中医薬と人体免疫⑩
北京中医薬大学教授 高 春媛
(4)中医学の五臓調養論
③高齢者の養生
高齢者の養生は主に四つの方面から着手します。
その一は、精神的なことをリラックスさせ、十分な睡眠をとる。
その二は、身体を適切に動かせ、日々の入浴を心掛ける。
その三は、合理的な飲食管理をし、お腹を空かせない、偏食しない。
その四は、持病がある場合は、合理的に薬を使用する。
④病気の種類による養生
持病の種類によって、飲食の内容及び運動の方式を選びます。下記の注意事項を重視しましょう。
*心臓・脳血管の疾病:気血を流通させる;便通をよくさせる。
*三高症(糖尿病、高血圧、高脂血証)・肥満:あっさりした、脂っこくない食事を摂る。素食、少量、皮殻の堅い果実や豆類・野菜類・果物などを摂ること。
*肝胆の疾病:情志を調節することによって、利胆疏肝する。
*消化系疾病:少食で、食事の回数を多くする。柔らかいものやスープ類のものを摂ること。
⑤季節や地域による養生
人々の飲食は季節によって調節するべきです。つまり、旬のものを食べるのが宜しいです。
なお、地域によってよく食べるものや生活習慣が違うため、風土病などが見られます。それを防ぐため、食事の習慣を見直す必要があります。
(5)免疫調節作用がある生薬
補益類:人参、党参、黄耆、何首烏、白芍、淫羊藿、枸杞子、女貞子、巴戟天、山茱萸、甘草、補骨脂、刺五加など。作用としては、リンパ球の再生能力を高め、食細胞の作用を増強、抗体の形成能力を高め、多種の細胞因子の発生を誘発する。
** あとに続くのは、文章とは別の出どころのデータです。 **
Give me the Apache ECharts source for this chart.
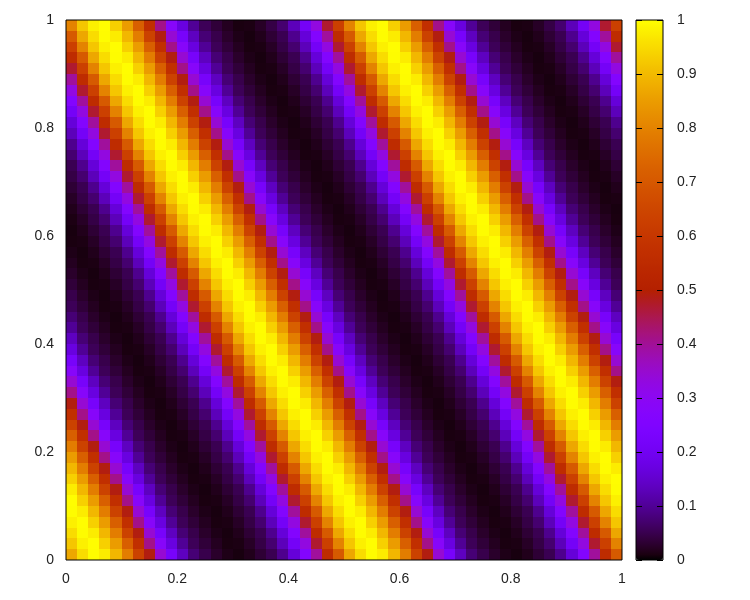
<!DOCTYPE html>
<html>
<head>
<meta charset="utf-8">
<style>html,body{margin:0;background:#fff}#chart{width:750px;height:600px}</style>
<script src="https://cdn.jsdelivr.net/npm/echarts@6/dist/echarts.min.js"></script>
</head>
<body>
<div id="chart"></div>
<script>
// values, in thousandths, top row first
const heatRows = [
[800,918,980,998,935,850,720,570,410,280,170,100,56,36,20,10,12,24,44,72,130,210,330,470,630,800,918,980,998,935,850,720,570,410,280,170,100,56,36,20,10,12,24,44,72,130,210,330,470,630],
[705,868,952,996,975,895,790,635,490,345,222,136,76,48,27,14,9,17,33,52,94,162,265,395,555,705,868,952,996,975,895,790,635,490,345,222,136,76,48,27,14,9,17,33,52,94,162,265,395,555],
[630,800,918,980,998,935,850,720,570,410,280,170,100,56,36,20,10,12,24,44,72,130,210,330,470,630,800,918,980,998,935,850,720,570,410,280,170,100,56,36,20,10,12,24,44,72,130,210,330,470],
[555,705,868,952,996,975,895,790,635,490,345,222,136,76,48,27,14,9,17,33,52,94,162,265,395,555,705,868,952,996,975,895,790,635,490,345,222,136,76,48,27,14,9,17,33,52,94,162,265,395],
[470,630,800,918,980,998,935,850,720,570,410,280,170,100,56,36,20,10,12,24,44,72,130,210,330,470,630,800,918,980,998,935,850,720,570,410,280,170,100,56,36,20,10,12,24,44,72,130,210,330],
[395,555,705,868,952,996,975,895,790,635,490,345,222,136,76,48,27,14,9,17,33,52,94,162,265,395,555,705,868,952,996,975,895,790,635,490,345,222,136,76,48,27,14,9,17,33,52,94,162,265],
[330,470,630,800,918,980,998,935,850,720,570,410,280,170,100,56,36,20,10,12,24,44,72,130,210,330,470,630,800,918,980,998,935,850,720,570,410,280,170,100,56,36,20,10,12,24,44,72,130,210],
[265,395,555,705,868,952,996,975,895,790,635,490,345,222,136,76,48,27,14,9,17,33,52,94,162,265,395,555,705,868,952,996,975,895,790,635,490,345,222,136,76,48,27,14,9,17,33,52,94,162],
[210,330,470,630,800,918,980,998,935,850,720,570,410,280,170,100,56,36,20,10,12,24,44,72,130,210,330,470,630,800,918,980,998,935,850,720,570,410,280,170,100,56,36,20,10,12,24,44,72,130],
[162,265,395,555,705,868,952,996,975,895,790,635,490,345,222,136,76,48,27,14,9,17,33,52,94,162,265,395,555,705,868,952,996,975,895,790,635,490,345,222,136,76,48,27,14,9,17,33,52,94],
[130,210,330,470,630,800,918,980,998,935,850,720,570,410,280,170,100,56,36,20,10,12,24,44,72,130,210,330,470,630,800,918,980,998,935,850,720,570,410,280,170,100,56,36,20,10,12,24,44,72],
[94,162,265,395,555,705,868,952,996,975,895,790,635,490,345,222,136,76,48,27,14,9,17,33,52,94,162,265,395,555,705,868,952,996,975,895,790,635,490,345,222,136,76,48,27,14,9,17,33,52],
[72,130,210,330,470,630,800,918,980,998,935,850,720,570,410,280,170,100,56,36,20,10,12,24,44,72,130,210,330,470,630,800,918,980,998,935,850,720,570,410,280,170,100,56,36,20,10,12,24,44],
[52,94,162,265,395,555,705,868,952,996,975,895,790,635,490,345,222,136,76,48,27,14,9,17,33,52,94,162,265,395,555,705,868,952,996,975,895,790,635,490,345,222,136,76,48,27,14,9,17,33],
[44,72,130,210,330,470,630,800,918,980,998,935,850,720,570,410,280,170,100,56,36,20,10,12,24,44,72,130,210,330,470,630,800,918,980,998,935,850,720,570,410,280,170,100,56,36,20,10,12,24],
[33,52,94,162,265,395,555,705,868,952,996,975,895,790,635,490,345,222,136,76,48,27,14,9,17,33,52,94,162,265,395,555,705,868,952,996,975,895,790,635,490,345,222,136,76,48,27,14,9,17],
[24,44,72,130,210,330,470,630,800,918,980,998,935,850,720,570,410,280,170,100,56,36,20,10,12,24,44,72,130,210,330,470,630,800,918,980,998,935,850,720,570,410,280,170,100,56,36,20,10,12],
[17,33,52,94,162,265,395,555,705,868,952,996,975,895,790,635,490,345,222,136,76,48,27,14,9,17,33,52,94,162,265,395,555,705,868,952,996,975,895,790,635,490,345,222,136,76,48,27,14,9],
[12,24,44,72,130,210,330,470,630,800,918,980,998,935,850,720,570,410,280,170,100,56,36,20,10,12,24,44,72,130,210,330,470,630,800,918,980,998,935,850,720,570,410,280,170,100,56,36,20,10],
[9,17,33,52,94,162,265,395,555,705,868,952,996,975,895,790,635,490,345,222,136,76,48,27,14,9,17,33,52,94,162,265,395,555,705,868,952,996,975,895,790,635,490,345,222,136,76,48,27,14],
[10,12,24,44,72,130,210,330,470,630,800,918,980,998,935,850,720,570,410,280,170,100,56,36,20,10,12,24,44,72,130,210,330,470,630,800,918,980,998,935,850,720,570,410,280,170,100,56,36,20],
[14,9,17,33,52,94,162,265,395,555,705,868,952,996,975,895,790,635,490,345,222,136,76,48,27,14,9,17,33,52,94,162,265,395,555,705,868,952,996,975,895,790,635,490,345,222,136,76,48,27],
[20,10,12,24,44,72,130,210,330,470,630,800,918,980,998,935,850,720,570,410,280,170,100,56,36,20,10,12,24,44,72,130,210,330,470,630,800,918,980,998,935,850,720,570,410,280,170,100,56,36],
[27,14,9,17,33,52,94,162,265,395,555,705,868,952,996,975,895,790,635,490,345,222,136,76,48,27,14,9,17,33,52,94,162,265,395,555,705,868,952,996,975,895,790,635,490,345,222,136,76,48],
[36,20,10,12,24,44,72,130,210,330,470,630,800,918,980,998,935,850,720,570,410,280,170,100,56,36,20,10,12,24,44,72,130,210,330,470,630,800,918,980,998,935,850,720,570,410,280,170,100,56],
[48,27,14,9,17,33,52,94,162,265,395,555,705,868,952,996,975,895,790,635,490,345,222,136,76,48,27,14,9,17,33,52,94,162,265,395,555,705,868,952,996,975,895,790,635,490,345,222,136,76],
[56,36,20,10,12,24,44,72,130,210,330,470,630,800,918,980,998,935,850,720,570,410,280,170,100,56,36,20,10,12,24,44,72,130,210,330,470,630,800,918,980,998,935,850,720,570,410,280,170,100],
[76,48,27,14,9,17,33,52,94,162,265,395,555,705,868,952,996,975,895,790,635,490,345,222,136,76,48,27,14,9,17,33,52,94,162,265,395,555,705,868,952,996,975,895,790,635,490,345,222,136],
[100,56,36,20,10,12,24,44,72,130,210,330,470,630,800,918,980,998,935,850,720,570,410,280,170,100,56,36,20,10,12,24,44,72,130,210,330,470,630,800,918,980,998,935,850,720,570,410,280,170],
[136,76,48,27,14,9,17,33,52,94,162,265,395,555,705,868,952,996,975,895,790,635,490,345,222,136,76,48,27,14,9,17,33,52,94,162,265,395,555,705,868,952,996,975,895,790,635,490,345,222],
[170,100,56,36,20,10,12,24,44,72,130,210,330,470,630,800,918,980,998,935,850,720,570,410,280,170,100,56,36,20,10,12,24,44,72,130,210,330,470,630,800,918,980,998,935,850,720,570,410,280],
[222,136,76,48,27,14,9,17,33,52,94,162,265,395,555,705,868,952,996,975,895,790,635,490,345,222,136,76,48,27,14,9,17,33,52,94,162,265,395,555,705,868,952,996,975,895,790,635,490,345],
[280,170,100,56,36,20,10,12,24,44,72,130,210,330,470,630,800,918,980,998,935,850,720,570,410,280,170,100,56,36,20,10,12,24,44,72,130,210,330,470,630,800,918,980,998,935,850,720,570,410],
[345,222,136,76,48,27,14,9,17,33,52,94,162,265,395,555,705,868,952,996,975,895,790,635,490,345,222,136,76,48,27,14,9,17,33,52,94,162,265,395,555,705,868,952,996,975,895,790,635,490],
[410,280,170,100,56,36,20,10,12,24,44,72,130,210,330,470,630,800,918,980,998,935,850,720,570,410,280,170,100,56,36,20,10,12,24,44,72,130,210,330,470,630,800,918,980,998,935,850,720,570],
[490,345,222,136,76,48,27,14,9,17,33,52,94,162,265,395,555,705,868,952,996,975,895,790,635,490,345,222,136,76,48,27,14,9,17,33,52,94,162,265,395,555,705,868,952,996,975,895,790,635],
[570,410,280,170,100,56,36,20,10,12,24,44,72,130,210,330,470,630,800,918,980,998,935,850,720,570,410,280,170,100,56,36,20,10,12,24,44,72,130,210,330,470,630,800,918,980,998,935,850,720],
[635,490,345,222,136,76,48,27,14,9,17,33,52,94,162,265,395,555,705,868,952,996,975,895,790,635,490,345,222,136,76,48,27,14,9,17,33,52,94,162,265,395,555,705,868,952,996,975,895,790],
[720,570,410,280,170,100,56,36,20,10,12,24,44,72,130,210,330,470,630,800,918,980,998,935,850,720,570,410,280,170,100,56,36,20,10,12,24,44,72,130,210,330,470,630,800,918,980,998,935,850],
[790,635,490,345,222,136,76,48,27,14,9,17,33,52,94,162,265,395,555,705,868,952,996,975,895,790,635,490,345,222,136,76,48,27,14,9,17,33,52,94,162,265,395,555,705,868,952,996,975,895],
[850,720,570,410,280,170,100,56,36,20,10,12,24,44,72,130,210,330,470,630,800,918,980,998,935,850,720,570,410,280,170,100,56,36,20,10,12,24,44,72,130,210,330,470,630,800,918,980,998,935],
[895,790,635,490,345,222,136,76,48,27,14,9,17,33,52,94,162,265,395,555,705,868,952,996,975,895,790,635,490,345,222,136,76,48,27,14,9,17,33,52,94,162,265,395,555,705,868,952,996,975],
[935,850,720,570,410,280,170,100,56,36,20,10,12,24,44,72,130,210,330,470,630,800,918,980,998,935,850,720,570,410,280,170,100,56,36,20,10,12,24,44,72,130,210,330,470,630,800,918,980,998],
[975,895,790,635,490,345,222,136,76,48,27,14,9,17,33,52,94,162,265,395,555,705,868,952,996,975,895,790,635,490,345,222,136,76,48,27,14,9,17,33,52,94,162,265,395,555,705,868,952,996],
[998,935,850,720,570,410,280,170,100,56,36,20,10,12,24,44,72,130,210,330,470,630,800,918,980,998,935,850,720,570,410,280,170,100,56,36,20,10,12,24,44,72,130,210,330,470,630,800,918,980],
[996,975,895,790,635,490,345,222,136,76,48,27,14,9,17,33,52,94,162,265,395,555,705,868,952,996,975,895,790,635,490,345,222,136,76,48,27,14,9,17,33,52,94,162,265,395,555,705,868,952],
[980,998,935,850,720,570,410,280,170,100,56,36,20,10,12,24,44,72,130,210,330,470,630,800,918,980,998,935,850,720,570,410,280,170,100,56,36,20,10,12,24,44,72,130,210,330,470,630,800,918],
[952,996,975,895,790,635,490,345,222,136,76,48,27,14,9,17,33,52,94,162,265,395,555,705,868,952,996,975,895,790,635,490,345,222,136,76,48,27,14,9,17,33,52,94,162,265,395,555,705,868],
[918,980,998,935,850,720,570,410,280,170,100,56,36,20,10,12,24,44,72,130,210,330,470,630,800,918,980,998,935,850,720,570,410,280,170,100,56,36,20,10,12,24,44,72,130,210,330,470,630,800],
[868,952,996,975,895,790,635,490,345,222,136,76,48,27,14,9,17,33,52,94,162,265,395,555,705,868,952,996,975,895,790,635,490,345,222,136,76,48,27,14,9,17,33,52,94,162,265,395,555,705]
];
const xCells = heatRows[0].map((_, i) => i);
const yCells = heatRows.map((_, i) => i);
const xTickStep = 0.2;
const yTickStep = 0.2;
const barTickStep = 0.1;

// gnuplot's default pm3d palette (rgbformulae 7,5,15)
const palette = [];
for (let i = 0; i <= 128; i++) {
  const t = i / 128;
  const r = Math.round(255 * Math.sqrt(t));
  const g = Math.round(255 * t * t * t);
  const b = Math.round(255 * Math.max(0, Math.sin(2 * Math.PI * t)));
  palette.push(`rgb(${r},${g},${b})`);
}

const cells = [];
heatRows.forEach((row, i) => {
  row.forEach((v, j) => cells.push([j, heatRows.length - 1 - i, v / 1000]));
});

// cell edges snapped to whole pixels, otherwise white seams show between rects
function renderCell(params, api) {
  const c = api.coord([api.value(0), api.value(1)]);
  const s = api.size([1, 1]);
  const x0 = Math.round(c[0] - s[0] / 2);
  const x1 = Math.round(c[0] + s[0] / 2);
  const y0 = Math.round(c[1] - s[1] / 2);
  const y1 = Math.round(c[1] + s[1] / 2);
  return {
    type: 'rect',
    shape: { x: x0, y: y0, width: x1 - x0, height: y1 - y0 },
    style: { fill: api.visual('color') }
  };
}

const labelStyle = { color: '#222', fontSize: 14, fontFamily: 'Liberation Sans' };
const tick = { show: true, inside: true, length: 6, lineStyle: { color: '#000', width: 1 } };

const chart = echarts.init(document.getElementById('chart'));
chart.setOption({
  animation: false,
  backgroundColor: '#fff',
  grid: [
    { left: 66, top: 20, width: 556, height: 540, show: true, z: 5, borderColor: '#000', borderWidth: 1, backgroundColor: 'transparent' },
    { left: 636, top: 20, width: 27, height: 540, show: true, z: 5, borderColor: '#000', borderWidth: 1, backgroundColor: 'transparent' }
  ],
  xAxis: [
    { type: 'category', gridIndex: 0, data: xCells, show: false },
    { type: 'value', gridIndex: 0, min: 0, max: 1, interval: xTickStep, position: 'bottom',
      axisLine: { show: false }, axisTick: { show: false }, splitLine: { show: false },
      axisLabel: { margin: 12, ...labelStyle } },
    { type: 'value', gridIndex: 1, min: 0, max: 1, show: false }
  ],
  yAxis: [
    { type: 'category', gridIndex: 0, data: yCells, show: false },
    { type: 'value', gridIndex: 0, min: 0, max: 1, interval: yTickStep, position: 'left',
      axisLine: { show: false }, axisTick: { show: false }, splitLine: { show: false },
      axisLabel: { margin: 12, padding: [2, 0, 0, 0], ...labelStyle } },
    { type: 'value', gridIndex: 1, min: 0, max: 1, interval: barTickStep, position: 'left', z: 6,
      axisLine: { show: false }, axisTick: tick, splitLine: { show: false }, axisLabel: { show: false } },
    { type: 'value', gridIndex: 1, min: 0, max: 1, interval: barTickStep, position: 'right', z: 6,
      axisLine: { show: false }, axisTick: tick, splitLine: { show: false },
      axisLabel: { margin: 14, padding: [2, 0, 0, 0], ...labelStyle } }
  ],
  visualMap: {
    type: 'continuous',
    seriesIndex: 0,
    dimension: 2,
    min: 0,
    max: 1,
    left: 636,
    top: 20,
    padding: 0,
    itemWidth: 27,
    itemHeight: 540,
    text: null,
    showLabel: false,
    calculable: false,
    hoverLink: false,
    inRange: { color: palette }
  },
  series: [{
    type: 'custom',
    xAxisIndex: 0,
    yAxisIndex: 0,
    coordinateSystem: 'cartesian2d',
    renderItem: renderCell,
    data: cells,
    encode: { x: 0, y: 1 },
    progressive: 0,
    silent: true,
    z: 2
  }]
});
</script>
</body>
</html>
清熱解毒類:大青葉、金銀花、蒲公英、黄連、黄芩、黄柏など。作用としては、食細胞の作用を増強、多種の細胞因子の形成を調節する、NK細胞の活性化を増強する。
活血祛瘀類:丹参、紅花、三七、益母草、我朮、川芎など。作用としては、リンパ球の再生能力を高め、多種の細胞因子の形成を調節する。
袪風湿類:桂枝、細辛、漢防已など。作用としては、Tリンパ球の亜群を調節する、過敏性伝達物質の釈放を抑制する、過敏性媒質反応を拮抗する。